Precarietà, miseria: un calvario per Nunzio e i suoi. Cosimo se la cava. Riprende a governare le pecore, ridiventa sostegno unico della famiglia. Poi via, in Germania, dove lavora in una fabbrica messa su da un emigrante di Romagnano con il denaro di un’inaspettata eredità. Torna in Italia ogni anno nella quindicina centrale del mese di Agosto. Al primo rientro è profonda la pena per un borgo antico ferito a morte. Più a valle il nuovo della ricostruzione. Case anonime, una uguale all’altra, in successione ossessiva. Venendo giù, superato il confine, la scelta non programmata, ma sognata, di una sosta nel comune montano dove la Juventus è in fase di preparazione al campionato. Mischiato ai fan della “Vecchia Signora”, sogna a occhi aperti, ma dura poco, ha la meglio la fretta di tornare a casa . e si rimette in macchina, direzione Sud.

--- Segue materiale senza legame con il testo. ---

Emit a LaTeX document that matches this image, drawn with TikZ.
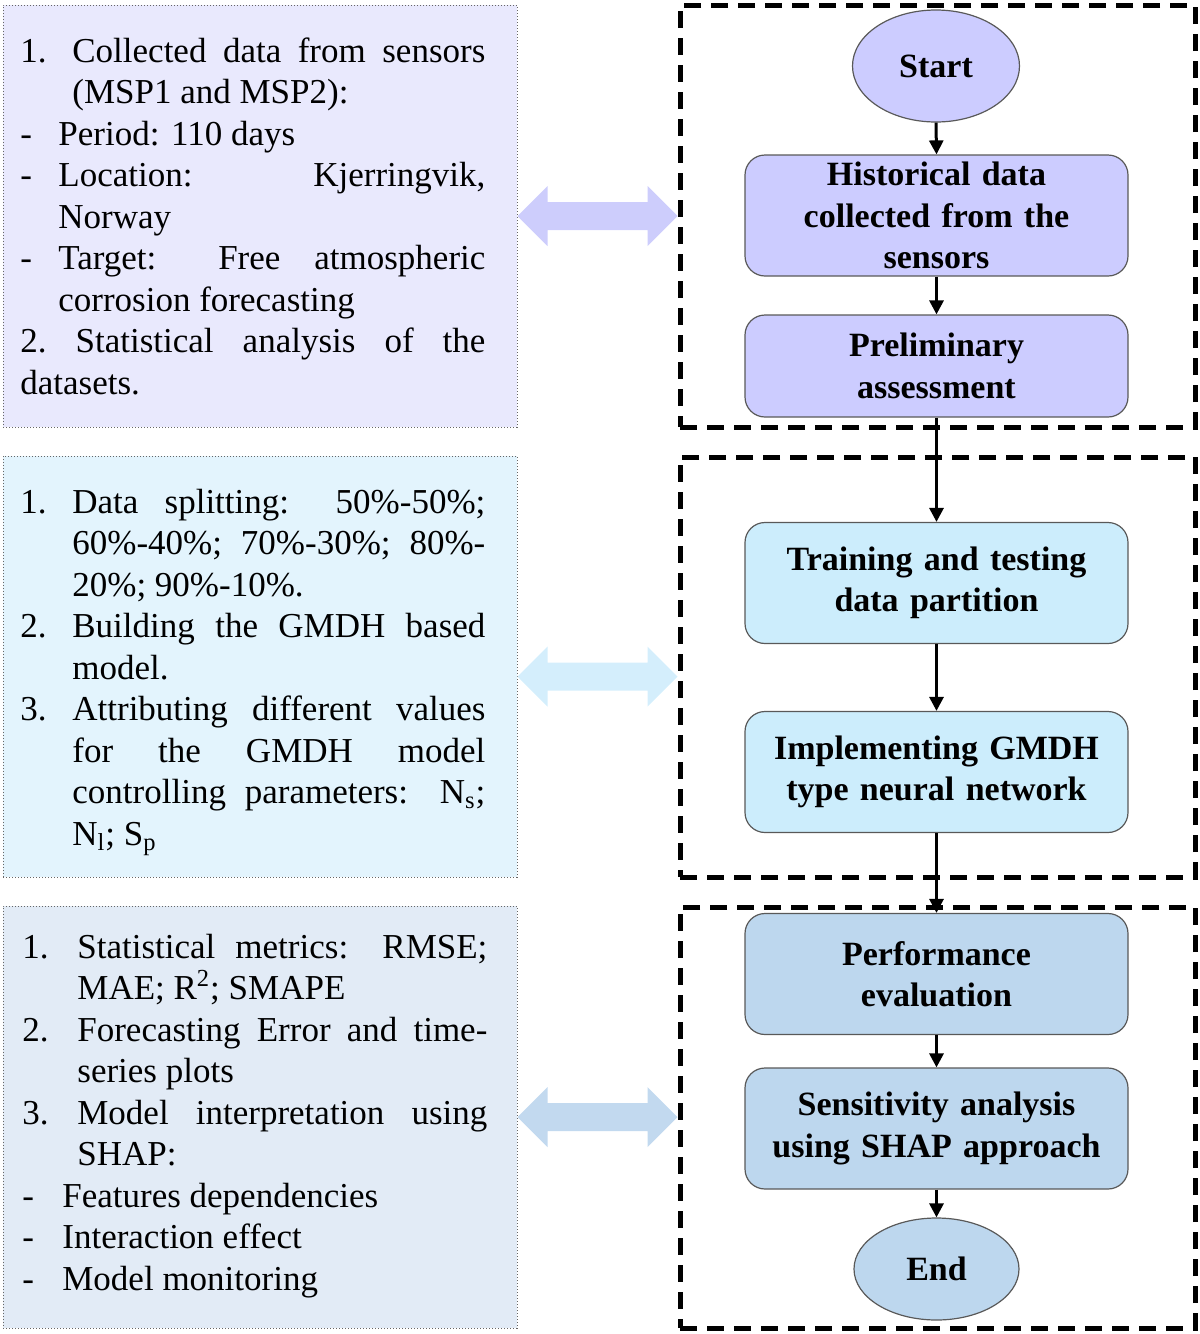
\documentclass[tikz,border=0pt]{standalone}
\usepackage{fontspec}
\setmainfont{Liberation Serif}
\usetikzlibrary{arrows.meta,calc,shapes.geometric}

\definecolor{lilac}{HTML}{CCCCFF}
\definecolor{lilacpale}{HTML}{E9E9FD}
\definecolor{lilacarrow}{HTML}{CDCDFC}
\definecolor{cyanish}{HTML}{CCEDFC}
\definecolor{cyanpale}{HTML}{E3F4FD}
\definecolor{cyanarrow}{HTML}{D4EEFC}
\definecolor{blueish}{HTML}{BDD7EE}
\definecolor{bluepale}{HTML}{E2EBF6}
\definecolor{bluearrow}{HTML}{C2D9EF}

\def\fatarrow[#1](#2)(#3){\fill[#1] let \p1=(#2), \p2=(#3) in (\x1,\y1) -- ({\x1+15pt},{\y1+15pt}) -- ({\x1+15pt},{\y1+7pt}) -- ({\x2-15pt},{\y1+7pt}) -- ({\x2-15pt},{\y1+15pt}) -- (\x2,\y1) -- ({\x2-15pt},{\y1-15pt}) -- ({\x2-15pt},{\y1-7pt}) -- ({\x1+15pt},{\y1-7pt}) -- ({\x1+15pt},{\y1-15pt}) -- cycle;}

\newcommand{\numline}[2][26pt]{\hangindent=#1\relax\hangafter=1\relax\makebox[#1][l]{#2}\ignorespaces}
\newcommand{\dashline}[1][19pt]{\hangindent=#1\relax\hangafter=1\relax\makebox[#1][l]{-}\ignorespaces}
\newcommand{\infofont}{\fontsize{17.5}{20.75}\selectfont\hyphenpenalty=10000\relax\exhyphenpenalty=10000\relax\tolerance=9999\relax}

\tikzset{
	frame/.style={rectangle, draw, line width=2.5pt, dash pattern=on 8.5pt off 5pt, minimum width=257.5pt, inner sep=0pt},
	infobox/.style={rectangle, draw=black!60, densely dotted, line width=0.5pt, minimum width=257pt, inner sep=0pt},
	infotext/.style={inner sep=0pt, text width=232.5pt, align=justify, font=\infofont},
	flowbox/.style={rectangle, rounded corners=10pt, draw=black!65, line width=0.6pt, minimum width=191.5pt, minimum height=60.5pt, text width=185pt, align=center, inner sep=0pt, font=\bfseries\fontsize{17}{20.75}\selectfont},
	terminal/.style={ellipse, draw=black!65, line width=0.6pt, minimum width=83.5pt, minimum height=56pt, inner sep=0pt, font=\bfseries\fontsize{17}{20.75}\selectfont},
	flow/.style={line width=1.5pt, -{Triangle[width=7pt,length=7pt]}}
}

\begin{document}
\begin{tikzpicture}[x=0.5pt,y=-0.5pt]
			%%%%% START %%%%%
			\useasboundingbox (0,0) rectangle (1200,1334);
			
			\node[frame, minimum height=211pt] (frame1) at (937.5,216) {};
			\node[frame, minimum height=210pt] (frame2) at (937.5,667) {};
			\node[frame, minimum height=210.5pt] (frame3) at (937.5,1117.5) {};
			
			\node[infobox, fill=lilacpale, minimum height=211pt] (info1) at (260,216) {};
			\node[infobox, fill=cyanpale, minimum height=210.5pt] (info2) at (260,666.5) {};
			\node[infobox, fill=bluepale, minimum height=211pt] (info3) at (260,1117) {};
			
			\node[infotext, anchor=base west] (text1) at (20,62) {%
				\numline{1.}Collected data from sensors\linebreak (MSP1 and MSP2):\par
				\dashline Period: 110 days\par
				\dashline Location: Kjerringvik,\linebreak Norway\par
				\dashline Target: Free atmospheric\linebreak corrosion forecasting\par
				2.\ Statistical analysis of the\linebreak datasets.\par};
			
			\node[infotext, anchor=base west] (text2) at (20,513) {%
				\numline{1.}Data splitting: 50\%-50\%;\linebreak 60\%-40\%; 70\%-30\%; 80\%-\linebreak 20\%; 90\%-10\%.\par
				\numline{2.}Building the GMDH based\linebreak model.\par
				\numline{3.}Attributing different values\linebreak for the GMDH model\linebreak controlling parameters: N\textsubscript{s};\linebreak N\textsubscript{l}; S\textsubscript{p}\par};
			
			\node[infotext, anchor=base west] (text3) at (22,958) {%
				\numline[27.5pt]{1.}Statistical metrics: RMSE;\linebreak MAE; R\textsuperscript{2}; SMAPE\par
				\numline[27.5pt]{2.}Forecasting Error and time-\linebreak series plots\par
				\numline[27.5pt]{3.}Model interpretation using\linebreak SHAP:\par
				\dashline[20pt] Features dependencies\par
				\dashline[20pt] Interaction effect\par
				\dashline[20pt] Model monitoring\par};
			
			%%%%% FLOW %%%%%
			\node[terminal, fill=lilac] (start) at (936,66) {Start};
			\node[flowbox, fill=lilac] (hist) at (936.5,215.5) {Historical data\\collected from the\\sensors};
			\node[flowbox, fill=lilac, minimum height=51pt] (prelim) at (936.5,366) {Preliminary\\assessment};
			\node[flowbox, fill=cyanish] (train) at (936.5,583) {Training and testing\\data partition};
			\node[flowbox, fill=cyanish] (impl) at (936.5,772) {Implementing GMDH\\type neural network};
			\node[flowbox, fill=blueish] (perf) at (936.5,974) {Performance\\evaluation};
			\node[flowbox, fill=blueish] (sens) at (936.5,1128.5) {Sensitivity analysis\\using SHAP approach};
			\node[terminal, fill=blueish, minimum width=82.5pt, minimum height=51pt] (end) at (936.5,1269) {End};
			
			\draw[flow] (start.south) -- (hist.north);
			\draw[flow] (hist.south) -- (prelim.north);
			\draw[flow] (prelim.south) -- (train.north);
			\draw[flow] (train.south) -- (impl.north);
			\draw[flow] (impl.south) -- (perf.north);
			\draw[flow] (perf.south) -- (sens.north);
			\draw[flow] (sens.south) -- (end.north);
			
			%%%%% LINKS %%%%%
			\fatarrow[lilacarrow](info1.east)(frame1.west)
			\coordinate (tail2) at ($(info2.east)+(0,-5pt)$);
			\fatarrow[cyanarrow](tail2)(frame2.west)
			\fatarrow[bluearrow](info3.east)(frame3.west)
			
			%%%%% END %%%%%
\end{tikzpicture}
\end{document}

Nunzio non ha metabolizzato la sfortuna nella sfortuna di aver perso la casa costruita dal padre, modesta ma vissuta come bene fondamentale di sopravvivenza: “Un tetto è tutto”, ha ripetuto per anni a moglie e figli quasi a compensare gli stenti vicini alla povertà. Gli mancano la vista sulla valle, dalla finestra della stanza da letto non a caso, orientata ad est, la casupola dove custodisce gli attrezzi per la vendemmia e la vinificazione, il latrare di Nerona, cagna di grande compagnia e la contiguità con la casa di Erminio, compagno di coppia per le gare di bocce in paese. Gli pesa la frustrazione di poter contare solo sul lavoro di emigrante del figli, oltre a sporadici lavori manuali per sfamare la famiglia. Incontra lo sguardo di Cosimo e lo distoglie in fretta.